# Source excerpt
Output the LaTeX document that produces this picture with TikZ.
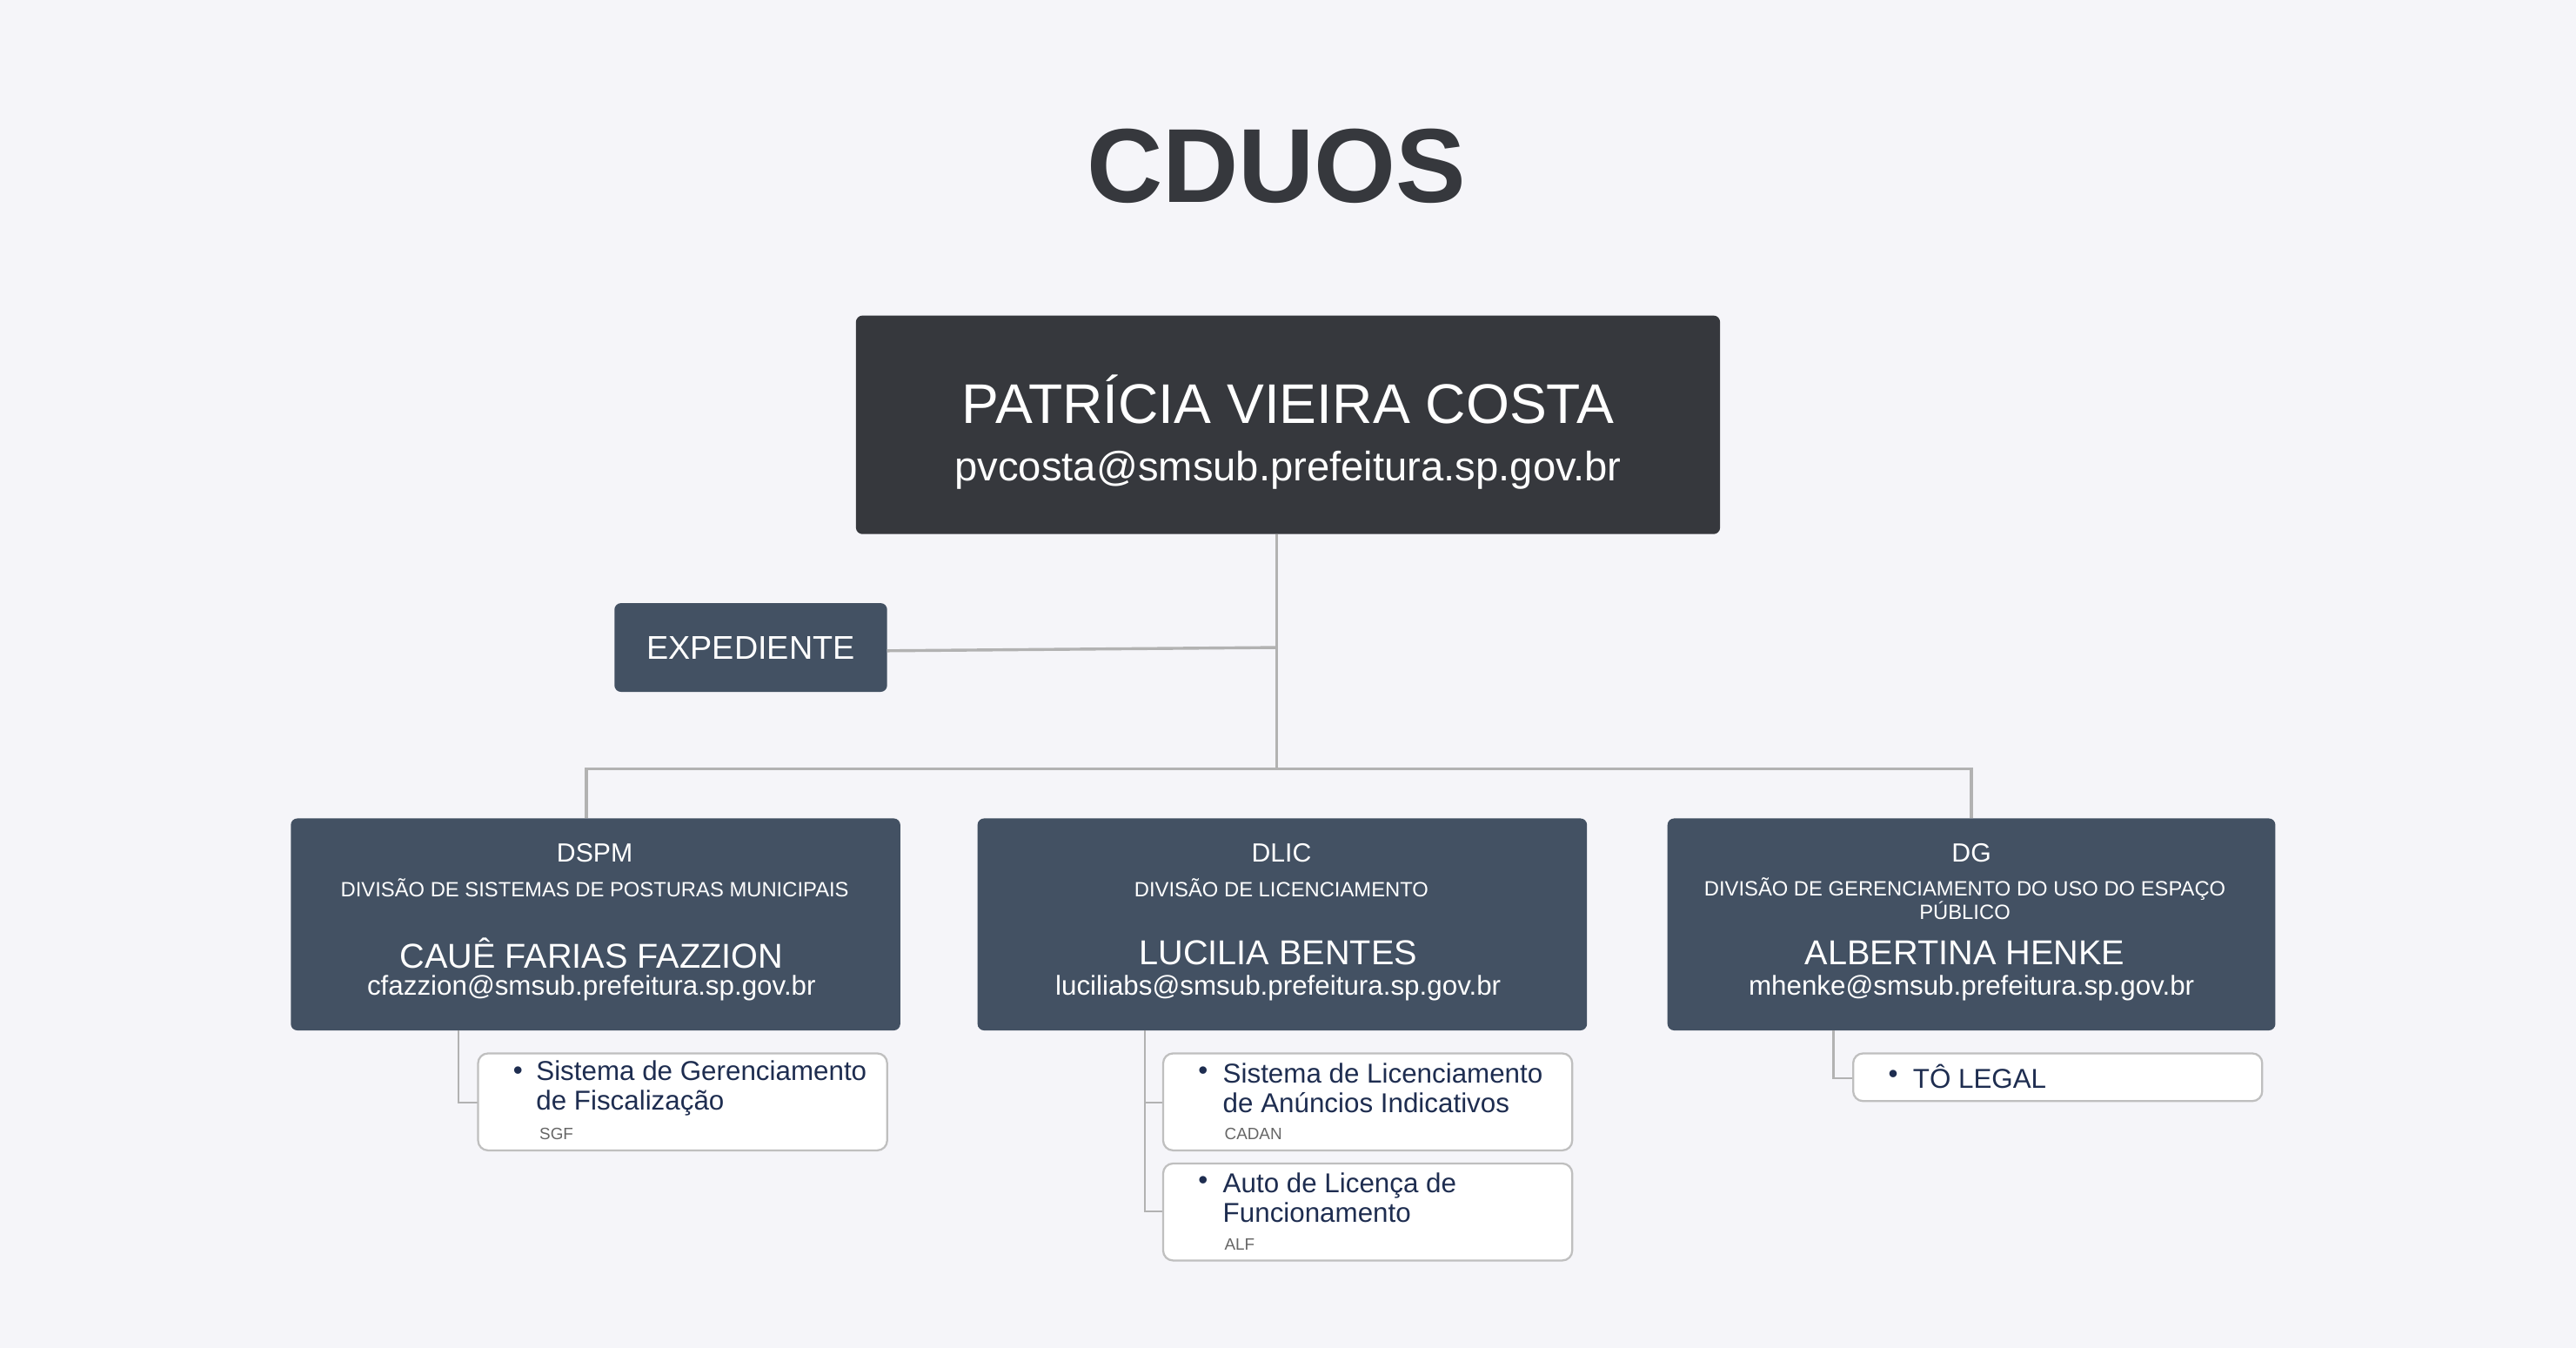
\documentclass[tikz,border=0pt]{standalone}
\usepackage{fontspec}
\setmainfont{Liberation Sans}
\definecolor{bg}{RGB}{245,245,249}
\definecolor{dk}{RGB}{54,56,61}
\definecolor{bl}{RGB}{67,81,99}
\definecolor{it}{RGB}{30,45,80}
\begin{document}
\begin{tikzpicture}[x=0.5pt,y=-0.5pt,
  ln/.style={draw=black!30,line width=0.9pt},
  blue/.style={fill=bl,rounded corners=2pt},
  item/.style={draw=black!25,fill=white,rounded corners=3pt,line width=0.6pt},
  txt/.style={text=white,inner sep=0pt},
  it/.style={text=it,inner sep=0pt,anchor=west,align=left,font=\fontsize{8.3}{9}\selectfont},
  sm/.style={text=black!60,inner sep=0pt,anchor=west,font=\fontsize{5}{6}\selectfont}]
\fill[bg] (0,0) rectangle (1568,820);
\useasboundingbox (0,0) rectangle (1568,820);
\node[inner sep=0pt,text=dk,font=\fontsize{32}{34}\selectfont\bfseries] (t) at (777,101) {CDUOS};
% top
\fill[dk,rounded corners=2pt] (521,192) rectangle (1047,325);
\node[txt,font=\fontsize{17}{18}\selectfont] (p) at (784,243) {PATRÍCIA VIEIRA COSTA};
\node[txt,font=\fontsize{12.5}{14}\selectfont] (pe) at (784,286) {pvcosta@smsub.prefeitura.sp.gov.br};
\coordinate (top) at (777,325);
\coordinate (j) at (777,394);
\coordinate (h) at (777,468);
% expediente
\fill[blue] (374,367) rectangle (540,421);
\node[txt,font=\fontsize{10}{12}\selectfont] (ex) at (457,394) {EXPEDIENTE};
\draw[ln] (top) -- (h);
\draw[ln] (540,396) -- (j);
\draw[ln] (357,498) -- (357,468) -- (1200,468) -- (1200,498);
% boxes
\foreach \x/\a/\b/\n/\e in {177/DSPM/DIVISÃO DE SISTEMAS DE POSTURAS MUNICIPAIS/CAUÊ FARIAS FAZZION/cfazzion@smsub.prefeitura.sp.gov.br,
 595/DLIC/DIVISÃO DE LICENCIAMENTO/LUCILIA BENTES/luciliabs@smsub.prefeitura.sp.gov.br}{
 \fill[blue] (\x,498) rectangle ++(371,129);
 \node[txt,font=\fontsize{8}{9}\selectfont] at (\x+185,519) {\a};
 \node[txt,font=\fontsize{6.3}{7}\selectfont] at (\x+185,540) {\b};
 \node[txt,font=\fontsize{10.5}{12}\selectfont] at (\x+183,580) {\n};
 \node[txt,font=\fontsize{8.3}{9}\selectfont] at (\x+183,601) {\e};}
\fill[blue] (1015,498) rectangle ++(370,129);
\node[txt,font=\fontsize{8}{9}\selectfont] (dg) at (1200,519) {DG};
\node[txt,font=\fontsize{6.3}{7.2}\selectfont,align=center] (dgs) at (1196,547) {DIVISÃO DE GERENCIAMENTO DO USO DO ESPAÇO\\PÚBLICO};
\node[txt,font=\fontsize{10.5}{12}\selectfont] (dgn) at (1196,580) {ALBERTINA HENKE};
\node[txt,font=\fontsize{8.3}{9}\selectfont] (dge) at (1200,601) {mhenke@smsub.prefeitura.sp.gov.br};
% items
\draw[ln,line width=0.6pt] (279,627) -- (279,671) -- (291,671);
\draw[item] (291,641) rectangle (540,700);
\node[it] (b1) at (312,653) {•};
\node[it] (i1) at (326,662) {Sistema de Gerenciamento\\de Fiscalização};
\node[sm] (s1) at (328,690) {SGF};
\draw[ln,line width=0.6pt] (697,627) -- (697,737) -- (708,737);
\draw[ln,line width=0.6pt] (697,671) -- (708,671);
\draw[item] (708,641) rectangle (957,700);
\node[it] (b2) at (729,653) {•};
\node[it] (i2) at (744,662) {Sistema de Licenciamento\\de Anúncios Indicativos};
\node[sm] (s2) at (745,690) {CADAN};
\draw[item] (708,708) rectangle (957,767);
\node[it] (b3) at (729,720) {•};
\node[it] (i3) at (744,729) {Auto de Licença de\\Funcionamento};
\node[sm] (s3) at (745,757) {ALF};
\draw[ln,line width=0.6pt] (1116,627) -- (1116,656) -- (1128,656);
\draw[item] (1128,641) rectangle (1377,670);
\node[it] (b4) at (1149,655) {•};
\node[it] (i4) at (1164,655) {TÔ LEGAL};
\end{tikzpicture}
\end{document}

# Direction
Transcribe the listing in full and omit the pictures.

# Final result
Output the LaTeX document that produces this picture with TikZ.
\documentclass[tikz,border=0pt]{standalone}
\usepackage{fontspec}
\setmainfont{Liberation Sans}
\definecolor{bg}{RGB}{245,245,249}
\definecolor{dk}{RGB}{54,56,61}
\definecolor{bl}{RGB}{67,81,99}
\definecolor{it}{RGB}{30,45,80}
\begin{document}
\begin{tikzpicture}[x=0.5pt,y=-0.5pt,
  ln/.style={draw=black!30,line width=0.9pt},
  blue/.style={fill=bl,rounded corners=2pt},
  item/.style={draw=black!25,fill=white,rounded corners=3pt,line width=0.6pt},
  txt/.style={text=white,inner sep=0pt},
  it/.style={text=it,inner sep=0pt,anchor=west,align=left,font=\fontsize{8.3}{9}\selectfont},
  sm/.style={text=black!60,inner sep=0pt,anchor=west,font=\fontsize{5}{6}\selectfont}]
\fill[bg] (0,0) rectangle (1568,820);
\useasboundingbox (0,0) rectangle (1568,820);
\node[inner sep=0pt,text=dk,font=\fontsize{32}{34}\selectfont\bfseries] (t) at (777,101) {CDUOS};
% top
\fill[dk,rounded corners=2pt] (521,192) rectangle (1047,325);
\node[txt,font=\fontsize{17}{18}\selectfont] (p) at (784,243) {PATRÍCIA VIEIRA COSTA};
\node[txt,font=\fontsize{12.5}{14}\selectfont] (pe) at (784,286) {pvcosta@smsub.prefeitura.sp.gov.br};
\coordinate (top) at (777,325);
\coordinate (j) at (777,394);
\coordinate (h) at (777,468);
% expediente
\fill[blue] (374,367) rectangle (540,421);
\node[txt,font=\fontsize{10}{12}\selectfont] (ex) at (457,394) {EXPEDIENTE};
\draw[ln] (top) -- (h);
\draw[ln] (540,396) -- (j);
\draw[ln] (357,498) -- (357,468) -- (1200,468) -- (1200,498);
% boxes
\foreach \x/\a/\b/\n/\e in {177/DSPM/DIVISÃO DE SISTEMAS DE POSTURAS MUNICIPAIS/CAUÊ FARIAS FAZZION/cfazzion@smsub.prefeitura.sp.gov.br,
 595/DLIC/DIVISÃO DE LICENCIAMENTO/LUCILIA BENTES/luciliabs@smsub.prefeitura.sp.gov.br}{
 \fill[blue] (\x,498) rectangle ++(371,129);
 \node[txt,font=\fontsize{8}{9}\selectfont] at (\x+185,519) {\a};
 \node[txt,font=\fontsize{6.3}{7}\selectfont] at (\x+185,540) {\b};
 \node[txt,font=\fontsize{10.5}{12}\selectfont] at (\x+183,580) {\n};
 \node[txt,font=\fontsize{8.3}{9}\selectfont] at (\x+183,601) {\e};}
\fill[blue] (1015,498) rectangle ++(370,129);
\node[txt,font=\fontsize{8}{9}\selectfont] (dg) at (1200,519) {DG};
\node[txt,font=\fontsize{6.3}{7.2}\selectfont,align=center] (dgs) at (1196,547) {DIVISÃO DE GERENCIAMENTO DO USO DO ESPAÇO\\PÚBLICO};
\node[txt,font=\fontsize{10.5}{12}\selectfont] (dgn) at (1196,580) {ALBERTINA HENKE};
\node[txt,font=\fontsize{8.3}{9}\selectfont] (dge) at (1200,601) {mhenke@smsub.prefeitura.sp.gov.br};
% items
\draw[ln,line width=0.6pt] (279,627) -- (279,671) -- (291,671);
\draw[item] (291,641) rectangle (540,700);
\node[it] (b1) at (312,653) {•};
\node[it] (i1) at (326,662) {Sistema de Gerenciamento\\de Fiscalização};
\node[sm] (s1) at (328,690) {SGF};
\draw[ln,line width=0.6pt] (697,627) -- (697,737) -- (708,737);
\draw[ln,line width=0.6pt] (697,671) -- (708,671);
\draw[item] (708,641) rectangle (957,700);
\node[it] (b2) at (729,653) {•};
\node[it] (i2) at (744,662) {Sistema de Licenciamento\\de Anúncios Indicativos};
\node[sm] (s2) at (745,690) {CADAN};
\draw[item] (708,708) rectangle (957,767);
\node[it] (b3) at (729,720) {•};
\node[it] (i3) at (744,729) {Auto de Licença de\\Funcionamento};
\node[sm] (s3) at (745,757) {ALF};
\draw[ln,line width=0.6pt] (1116,627) -- (1116,656) -- (1128,656);
\draw[item] (1128,641) rectangle (1377,670);
\node[it] (b4) at (1149,655) {•};
\node[it] (i4) at (1164,655) {TÔ LEGAL};
\end{tikzpicture}
\end{document}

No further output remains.